In one of the most unlikely battles of copyright, the rights to Ingmar Bergman’s entire library of films has been at the center of an 8-year legal battle between Swedish media giant Svensk Filmindustri and a tiny U.S. company.

A judge in Colorado has transferred all of Svensk’s film rights to the former owners of a multiplex cinema in the ski resort town of Aspen after Svensk refused to pay damages resulting from a renovation of the Isis Theater in the late 1990s. Svensk bought the theater, along with other American cinema multiplexes, as a way of expanding its base in North America.

The judge has ruled that the entire Bergman library held by Svensk would now be officially owned by the small American company, which recently opened a website (, where it is selling copies of such Bergman classics as THE SEVENTH SEAL, THE VIRGIN SPRING, CRIES AND WHISPERS and FANNY AND ALEXANDER.

According to the website, Isis Litigation now owns exclusive rights to the Bergman library, something that Svensk refuses to acknowledge.
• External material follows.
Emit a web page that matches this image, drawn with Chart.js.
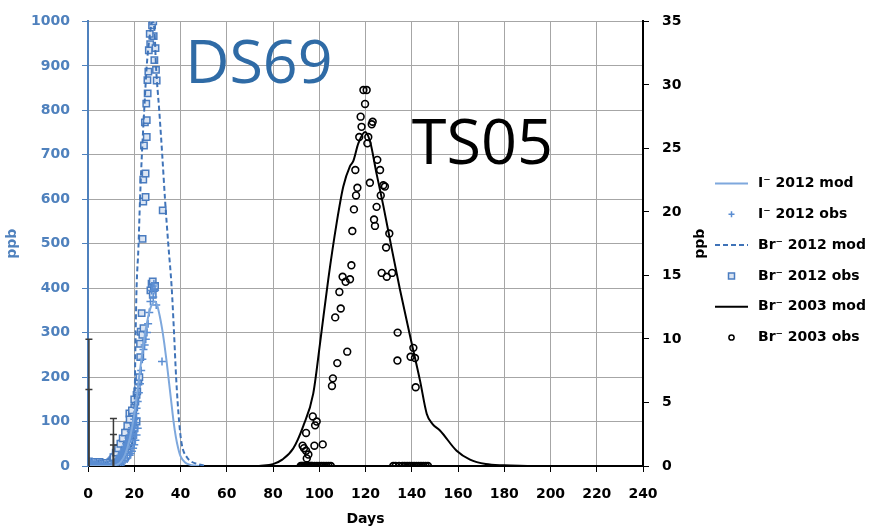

Isis has even been paid royalties from various DVD companies such as Janus Films, which distributes the Bergman classics. Svensk is currently facing a $2500 per day fine imposed by the judge, which has totaled more than $10 million. For its part, Svensk refuses to honor the Colorado judge’s decision and insists that its ownership is still intact. This is indeed a bizarre coda to the work of one of cinema’s great artists.